Con la fine dell’amministrazione presidenziale di Biden inizia un nuovo percorso geopolitico, in cui quelle logiche interventiste finora applicate nello scacchiere mondiale saranno notevolmente ridimensionate.
Biden, proseguendo le politiche belligeranti internazionali iniziate dal “Premio Nobel” per la pace Barack Obama (ossia il più grande guerrafondaio di tutti presidenti della storia statunitense), ha concentrato maggiormente la sua attenzione e le finanze statunitensi verso il Medio Oriente e poi verso l’Ucraina, dove ancora sussiste una guerra, iniziata molto prima del 24 febbraio 2022.
Pertanto, il ritorno di Donald Trump alla Casa Bianca segnerebbe un cambiamento radicale, con un possibile consolidamento di alcune delle politiche mediorientali già avviate durante il suo primo mandato, ma con adattamenti alle mutate circostanze geopolitiche.
Le sue priorità sembrano ruotare attorno a tre elementi fondamentali: il rafforzamento dell’alleanza con Israele, la rivitalizzazione degli Accordi di Abramo e una gestione pragmatica delle tensioni nella regione, pur mantenendo una focalizzazione sulle priorità interne e globali, come il confronto con la Cina.
Il sostegno a Israele e le incognite
Durante il primo mandato, Trump ha dimostrato un appoggio deciso a Israele, culminato nello spostamento dell’ambasciata statunitense a Gerusalemme e nel riconoscimento delle alture del Golan come territorio israeliano.
Tuttavia, il suo rapporto con Benjamin Netanyahu potrebbe rivelarsi più complesso in futuro, perché le divergenze personali e alcune riserve sulla gestione israeliana di eventi chiave, come l’uccisione del generale iraniano Qassem Soleimani, suggeriscono che Trump potrebbe adottare un approccio meno incondizionato rispetto al passato.
Nonostante ciò, il sostegno statunitense a Israele resterà un caposaldo della politica estera americana, anche se con un’attenzione più mirata alla stabilizzazione della regione, per evitare conflitti prolungati che possano distogliere risorse strategiche dagli altri obiettivi globali di Washington.
Gli Accordi di Abramo e il riavvicinamento saudita-israeliano
Trump ha presentato gli “Accordi di Abramo” come una pietra miliare della sua politica estera, promuovendo la normalizzazione dei rapporti tra Israele e diversi Paesi arabi, come Emirati Arabi Uniti e Bahrein.
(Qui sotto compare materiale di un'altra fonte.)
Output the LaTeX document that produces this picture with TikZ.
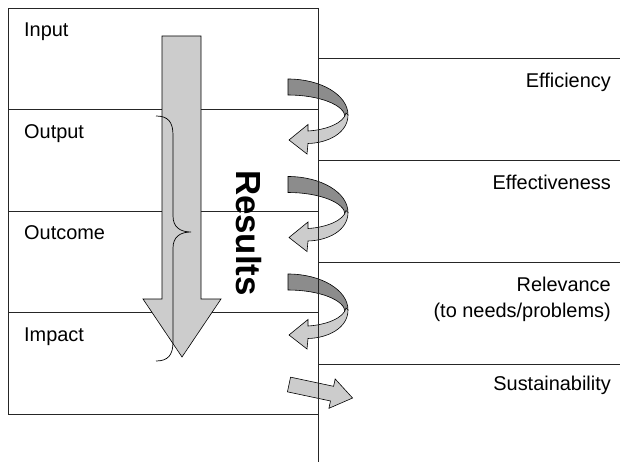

Il prossimo passo sarebbe il coinvolgimento dell’Arabia Saudita, un obiettivo che potrebbe ridisegnare gli equilibri in Medio Oriente.
Questo processo, tuttavia, richiederebbe un impegno diplomatico significativo per superare le resistenze interne ed esterne.
L’intento di isolare ulteriormente l’Iran attraverso un’alleanza arabo-israeliana rimarrebbe una priorità strategica, ma il successo dipenderà dalla capacità di conciliare gli interessi divergenti delle potenze regionali.
Il conflitto a Gaza e la necessità di stabilità
Il conflitto tra Israele e Hamas rappresenta un ostacolo al pieno sviluppo degli Accordi di Abramo. Trump potrebbe esercitare pressioni su Israele per mantenere una tregua duratura a Gaza, nell’ottica di ridurre le tensioni e creare un contesto più favorevole alla cooperazione regionale.
Tale approccio rifletterebbe la sua visione pragmatica, volta a concentrare le energie su sfide globali, come il contenimento della Cina e il rafforzamento dell’influenza statunitense nel Pacifico e nell’Artico.
Conclusione
La politica mediorientale di Trump nella sua nuova amministrazione sarà probabilmente caratterizzata da una combinazione di continuità e pragmatismo.
Sebbene il sostegno a Israele e la pressione sull’Iran resteranno pilastri centrali, Trump cercherà di ridurre il coinvolgimento diretto degli Stati Uniti nei conflitti della regione, favorendo soluzioni diplomatiche e investendo in alleanze strategiche.
Tuttavia, il successo di questa strategia dipenderà dalla capacità di gestire le relazioni con gli alleati regionali e di affrontare le complessità di un Medio Oriente in continua evoluzione.